GIVEN RECORDS:
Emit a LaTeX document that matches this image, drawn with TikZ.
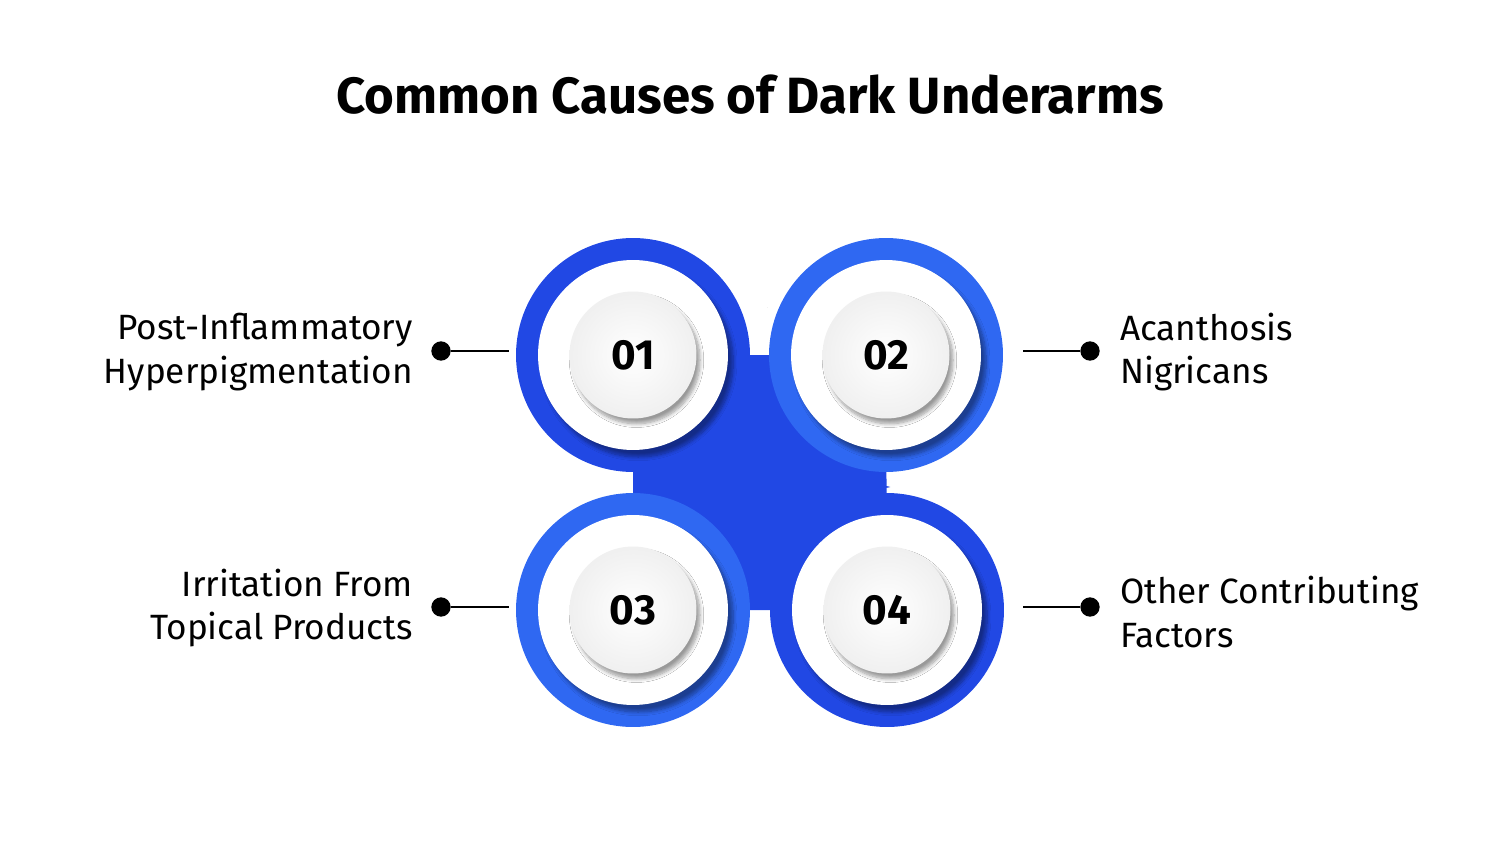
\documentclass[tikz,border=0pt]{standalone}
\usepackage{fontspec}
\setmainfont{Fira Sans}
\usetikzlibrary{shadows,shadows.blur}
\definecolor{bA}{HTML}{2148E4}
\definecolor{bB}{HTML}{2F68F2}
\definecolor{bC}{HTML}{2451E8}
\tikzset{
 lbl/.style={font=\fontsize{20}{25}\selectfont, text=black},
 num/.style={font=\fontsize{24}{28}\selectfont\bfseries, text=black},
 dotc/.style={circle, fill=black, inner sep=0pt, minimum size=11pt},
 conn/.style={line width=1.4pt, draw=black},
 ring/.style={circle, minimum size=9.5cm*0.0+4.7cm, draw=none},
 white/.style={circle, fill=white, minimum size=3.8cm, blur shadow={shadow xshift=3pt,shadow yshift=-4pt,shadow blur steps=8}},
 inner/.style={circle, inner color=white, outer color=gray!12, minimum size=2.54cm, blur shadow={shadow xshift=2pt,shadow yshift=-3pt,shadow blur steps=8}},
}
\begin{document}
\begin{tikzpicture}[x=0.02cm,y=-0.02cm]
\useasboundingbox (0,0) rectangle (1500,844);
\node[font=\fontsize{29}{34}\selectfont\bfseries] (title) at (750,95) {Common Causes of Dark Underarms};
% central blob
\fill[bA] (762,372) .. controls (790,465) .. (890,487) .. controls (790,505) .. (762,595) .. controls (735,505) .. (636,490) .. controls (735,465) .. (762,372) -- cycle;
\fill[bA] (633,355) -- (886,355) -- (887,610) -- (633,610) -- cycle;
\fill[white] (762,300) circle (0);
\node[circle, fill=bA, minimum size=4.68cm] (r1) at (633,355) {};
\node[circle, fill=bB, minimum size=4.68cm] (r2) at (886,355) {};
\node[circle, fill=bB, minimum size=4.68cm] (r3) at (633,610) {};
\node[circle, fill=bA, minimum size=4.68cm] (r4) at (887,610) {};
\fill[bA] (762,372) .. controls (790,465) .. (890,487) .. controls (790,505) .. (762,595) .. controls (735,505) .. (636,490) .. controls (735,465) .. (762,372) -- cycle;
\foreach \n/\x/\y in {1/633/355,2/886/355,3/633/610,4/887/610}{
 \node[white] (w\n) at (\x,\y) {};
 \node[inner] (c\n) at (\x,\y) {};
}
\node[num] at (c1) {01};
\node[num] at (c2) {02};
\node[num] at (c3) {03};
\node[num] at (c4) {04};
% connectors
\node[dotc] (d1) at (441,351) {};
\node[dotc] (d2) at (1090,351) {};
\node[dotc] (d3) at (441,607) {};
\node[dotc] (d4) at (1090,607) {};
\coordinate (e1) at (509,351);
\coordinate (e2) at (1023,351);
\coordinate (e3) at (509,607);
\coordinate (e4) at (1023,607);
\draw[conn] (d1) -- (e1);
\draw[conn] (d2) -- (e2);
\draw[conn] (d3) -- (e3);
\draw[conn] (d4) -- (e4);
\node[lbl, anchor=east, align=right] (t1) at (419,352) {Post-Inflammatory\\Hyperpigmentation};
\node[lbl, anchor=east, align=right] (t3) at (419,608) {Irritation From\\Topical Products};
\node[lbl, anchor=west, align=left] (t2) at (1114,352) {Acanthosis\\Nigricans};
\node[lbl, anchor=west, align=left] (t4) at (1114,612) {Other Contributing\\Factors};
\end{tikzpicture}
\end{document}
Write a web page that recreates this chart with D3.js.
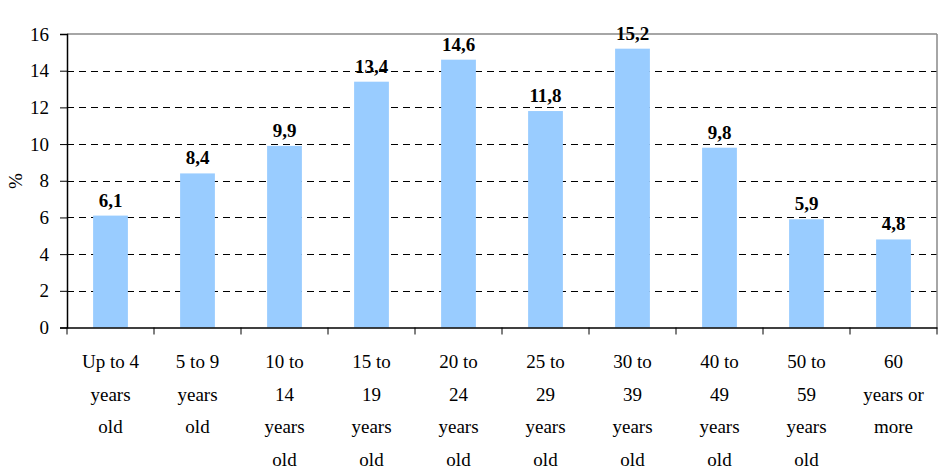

EXERCISE DESCRIPTION: All preceding records should be duplicated verbatim, images excepted.

TASK RESULT:
Emit a LaTeX document that matches this image, drawn with TikZ.
\documentclass[tikz,border=0pt]{standalone}
\usepackage{fontspec}
\setmainfont{Fira Sans}
\usetikzlibrary{shadows,shadows.blur}
\definecolor{bA}{HTML}{2148E4}
\definecolor{bB}{HTML}{2F68F2}
\definecolor{bC}{HTML}{2451E8}
\tikzset{
 lbl/.style={font=\fontsize{20}{25}\selectfont, text=black},
 num/.style={font=\fontsize{24}{28}\selectfont\bfseries, text=black},
 dotc/.style={circle, fill=black, inner sep=0pt, minimum size=11pt},
 conn/.style={line width=1.4pt, draw=black},
 ring/.style={circle, minimum size=9.5cm*0.0+4.7cm, draw=none},
 white/.style={circle, fill=white, minimum size=3.8cm, blur shadow={shadow xshift=3pt,shadow yshift=-4pt,shadow blur steps=8}},
 inner/.style={circle, inner color=white, outer color=gray!12, minimum size=2.54cm, blur shadow={shadow xshift=2pt,shadow yshift=-3pt,shadow blur steps=8}},
}
\begin{document}
\begin{tikzpicture}[x=0.02cm,y=-0.02cm]
\useasboundingbox (0,0) rectangle (1500,844);
\node[font=\fontsize{29}{34}\selectfont\bfseries] (title) at (750,95) {Common Causes of Dark Underarms};
% central blob
\fill[bA] (762,372) .. controls (790,465) .. (890,487) .. controls (790,505) .. (762,595) .. controls (735,505) .. (636,490) .. controls (735,465) .. (762,372) -- cycle;
\fill[bA] (633,355) -- (886,355) -- (887,610) -- (633,610) -- cycle;
\fill[white] (762,300) circle (0);
\node[circle, fill=bA, minimum size=4.68cm] (r1) at (633,355) {};
\node[circle, fill=bB, minimum size=4.68cm] (r2) at (886,355) {};
\node[circle, fill=bB, minimum size=4.68cm] (r3) at (633,610) {};
\node[circle, fill=bA, minimum size=4.68cm] (r4) at (887,610) {};
\fill[bA] (762,372) .. controls (790,465) .. (890,487) .. controls (790,505) .. (762,595) .. controls (735,505) .. (636,490) .. controls (735,465) .. (762,372) -- cycle;
\foreach \n/\x/\y in {1/633/355,2/886/355,3/633/610,4/887/610}{
 \node[white] (w\n) at (\x,\y) {};
 \node[inner] (c\n) at (\x,\y) {};
}
\node[num] at (c1) {01};
\node[num] at (c2) {02};
\node[num] at (c3) {03};
\node[num] at (c4) {04};
% connectors
\node[dotc] (d1) at (441,351) {};
\node[dotc] (d2) at (1090,351) {};
\node[dotc] (d3) at (441,607) {};
\node[dotc] (d4) at (1090,607) {};
\coordinate (e1) at (509,351);
\coordinate (e2) at (1023,351);
\coordinate (e3) at (509,607);
\coordinate (e4) at (1023,607);
\draw[conn] (d1) -- (e1);
\draw[conn] (d2) -- (e2);
\draw[conn] (d3) -- (e3);
\draw[conn] (d4) -- (e4);
\node[lbl, anchor=east, align=right] (t1) at (419,352) {Post-Inflammatory\\Hyperpigmentation};
\node[lbl, anchor=east, align=right] (t3) at (419,608) {Irritation From\\Topical Products};
\node[lbl, anchor=west, align=left] (t2) at (1114,352) {Acanthosis\\Nigricans};
\node[lbl, anchor=west, align=left] (t4) at (1114,612) {Other Contributing\\Factors};
\end{tikzpicture}
\end{document}
Write a web page that recreates this chart with D3.js.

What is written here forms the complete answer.